Which is faster? ulong or double

janderson askme at me.com
Thu Sep 27 20:23:44 PDT 2007


Janice Caron wrote:
> I have this app I've written, and it needs to keep track of an integer
> quantity (time in microseconds, as it happens, but that's an
> unimportant detail). The point is, there are circumstances where the
> numbers involved get bigger than uint.max.
> 
> So the question is, given that I'm using a 32-bit platform, should I
> switch to ulong, or to double?
> 
> ulong sounds the most logical, since the quantity will always be an
> integer, but (correct me if I'm wrong) ulongs are emulated in
> software, which is fine for add and subtract, but not so fine for
> divide; whereas doubles have direct hardware support, and so might
> actually end up being faster if there are lots of divides.
> 
> Am I talking nonsense? Is there a recommendation?

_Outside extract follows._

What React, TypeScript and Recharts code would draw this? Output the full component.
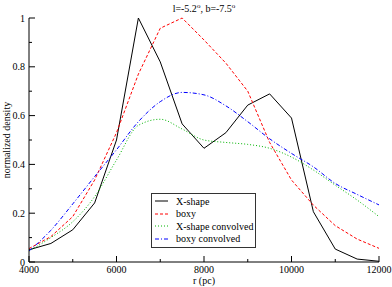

The only way to tell is to benchmark it.  Also be aware that different 
CPUs will perform differently due to many factors like prediction and 
being able to run certain double and integer operations at the same 
time.  On some processors it may be faster to interleave doubles and 
uints.  Even then some processors can run more floating point operations 
  per cycle then uints (so the intervening may be like 4 doubles and 2 
uints per cycle).

If you have a fast GPU you can offload this sort of operation to the GPU 
which if you have enough of these values can be like 300 times faster 
then the CPU.

Then theres SIMD, SIMD2, SIMD3 (specifically SSE2) ect.. which can do a 
load of operations at once (ie 4 float divides at the same time) and 
have some 64bit support (doubles, 64 ints) its similar to the GPU but 
less operations.  These I would recommend this over GPU if you want your 
app to work on more systems.  See: 
http://www.hayestechnologies.com/en/techsimd.htm

64 bit machines + OS of course its pretty fast to do these operations in 
64bit.

You could try an app optimisation where anything larger then the 
boundary is stored on a separate list and processed separately (probably 
easy to do with templates).

However the best thing to do is to profile and find out where your 
bottleneck is and if its even worth the trouble applying these 
optimizations.  Algorithmic operations (in general) are much faster then 
branching and other operations which cause memory fetching.